BEGIN Available data

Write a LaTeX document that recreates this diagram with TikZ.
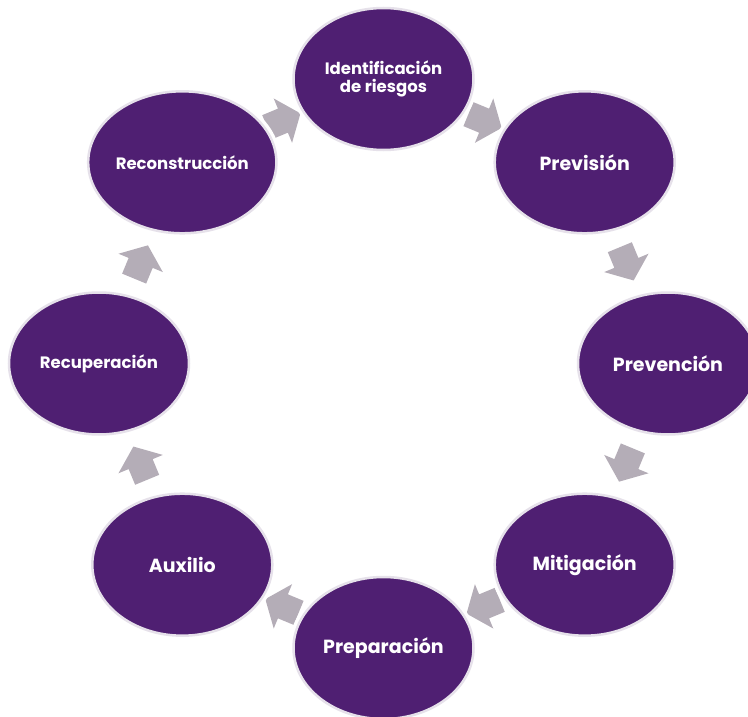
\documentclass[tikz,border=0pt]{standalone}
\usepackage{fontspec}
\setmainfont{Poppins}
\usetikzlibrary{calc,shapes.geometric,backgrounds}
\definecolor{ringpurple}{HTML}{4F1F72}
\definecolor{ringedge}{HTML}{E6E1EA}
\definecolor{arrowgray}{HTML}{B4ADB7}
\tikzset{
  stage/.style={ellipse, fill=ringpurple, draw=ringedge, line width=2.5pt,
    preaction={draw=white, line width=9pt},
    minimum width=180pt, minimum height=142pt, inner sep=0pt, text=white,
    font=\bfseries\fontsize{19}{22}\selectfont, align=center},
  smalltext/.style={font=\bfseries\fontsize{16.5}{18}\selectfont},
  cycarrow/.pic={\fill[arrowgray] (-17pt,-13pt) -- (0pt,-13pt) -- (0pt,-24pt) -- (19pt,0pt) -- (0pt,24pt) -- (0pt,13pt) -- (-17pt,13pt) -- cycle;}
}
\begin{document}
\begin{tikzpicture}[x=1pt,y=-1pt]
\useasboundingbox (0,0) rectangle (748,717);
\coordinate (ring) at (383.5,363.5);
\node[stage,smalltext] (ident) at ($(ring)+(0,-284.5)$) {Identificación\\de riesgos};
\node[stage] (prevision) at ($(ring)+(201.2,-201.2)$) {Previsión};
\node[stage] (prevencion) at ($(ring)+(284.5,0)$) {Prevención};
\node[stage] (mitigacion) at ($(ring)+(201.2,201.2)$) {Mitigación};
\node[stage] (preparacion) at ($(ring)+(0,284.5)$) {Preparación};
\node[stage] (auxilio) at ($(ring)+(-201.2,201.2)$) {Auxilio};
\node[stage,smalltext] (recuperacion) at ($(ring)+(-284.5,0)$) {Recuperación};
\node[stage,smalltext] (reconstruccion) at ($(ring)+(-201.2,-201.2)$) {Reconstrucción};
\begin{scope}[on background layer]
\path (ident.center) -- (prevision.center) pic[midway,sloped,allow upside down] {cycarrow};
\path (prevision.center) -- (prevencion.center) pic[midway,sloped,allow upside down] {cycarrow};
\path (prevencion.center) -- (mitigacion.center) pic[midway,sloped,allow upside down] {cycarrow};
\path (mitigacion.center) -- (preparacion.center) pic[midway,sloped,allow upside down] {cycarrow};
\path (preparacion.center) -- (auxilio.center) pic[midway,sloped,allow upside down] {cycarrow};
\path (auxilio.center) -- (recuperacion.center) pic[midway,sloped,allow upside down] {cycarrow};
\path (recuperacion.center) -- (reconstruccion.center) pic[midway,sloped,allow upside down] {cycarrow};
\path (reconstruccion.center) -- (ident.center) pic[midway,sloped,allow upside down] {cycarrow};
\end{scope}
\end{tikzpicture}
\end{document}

END Available data

■ Task to carry out
Transcribe all the lines above exactly, apart from the pictures.

■ Answer in full
Write a LaTeX document that recreates this diagram with TikZ.
\documentclass[tikz,border=0pt]{standalone}
\usepackage{fontspec}
\setmainfont{Poppins}
\usetikzlibrary{calc,shapes.geometric,backgrounds}
\definecolor{ringpurple}{HTML}{4F1F72}
\definecolor{ringedge}{HTML}{E6E1EA}
\definecolor{arrowgray}{HTML}{B4ADB7}
\tikzset{
  stage/.style={ellipse, fill=ringpurple, draw=ringedge, line width=2.5pt,
    preaction={draw=white, line width=9pt},
    minimum width=180pt, minimum height=142pt, inner sep=0pt, text=white,
    font=\bfseries\fontsize{19}{22}\selectfont, align=center},
  smalltext/.style={font=\bfseries\fontsize{16.5}{18}\selectfont},
  cycarrow/.pic={\fill[arrowgray] (-17pt,-13pt) -- (0pt,-13pt) -- (0pt,-24pt) -- (19pt,0pt) -- (0pt,24pt) -- (0pt,13pt) -- (-17pt,13pt) -- cycle;}
}
\begin{document}
\begin{tikzpicture}[x=1pt,y=-1pt]
\useasboundingbox (0,0) rectangle (748,717);
\coordinate (ring) at (383.5,363.5);
\node[stage,smalltext] (ident) at ($(ring)+(0,-284.5)$) {Identificación\\de riesgos};
\node[stage] (prevision) at ($(ring)+(201.2,-201.2)$) {Previsión};
\node[stage] (prevencion) at ($(ring)+(284.5,0)$) {Prevención};
\node[stage] (mitigacion) at ($(ring)+(201.2,201.2)$) {Mitigación};
\node[stage] (preparacion) at ($(ring)+(0,284.5)$) {Preparación};
\node[stage] (auxilio) at ($(ring)+(-201.2,201.2)$) {Auxilio};
\node[stage,smalltext] (recuperacion) at ($(ring)+(-284.5,0)$) {Recuperación};
\node[stage,smalltext] (reconstruccion) at ($(ring)+(-201.2,-201.2)$) {Reconstrucción};
\begin{scope}[on background layer]
\path (ident.center) -- (prevision.center) pic[midway,sloped,allow upside down] {cycarrow};
\path (prevision.center) -- (prevencion.center) pic[midway,sloped,allow upside down] {cycarrow};
\path (prevencion.center) -- (mitigacion.center) pic[midway,sloped,allow upside down] {cycarrow};
\path (mitigacion.center) -- (preparacion.center) pic[midway,sloped,allow upside down] {cycarrow};
\path (preparacion.center) -- (auxilio.center) pic[midway,sloped,allow upside down] {cycarrow};
\path (auxilio.center) -- (recuperacion.center) pic[midway,sloped,allow upside down] {cycarrow};
\path (recuperacion.center) -- (reconstruccion.center) pic[midway,sloped,allow upside down] {cycarrow};
\path (reconstruccion.center) -- (ident.center) pic[midway,sloped,allow upside down] {cycarrow};
\end{scope}
\end{tikzpicture}
\end{document}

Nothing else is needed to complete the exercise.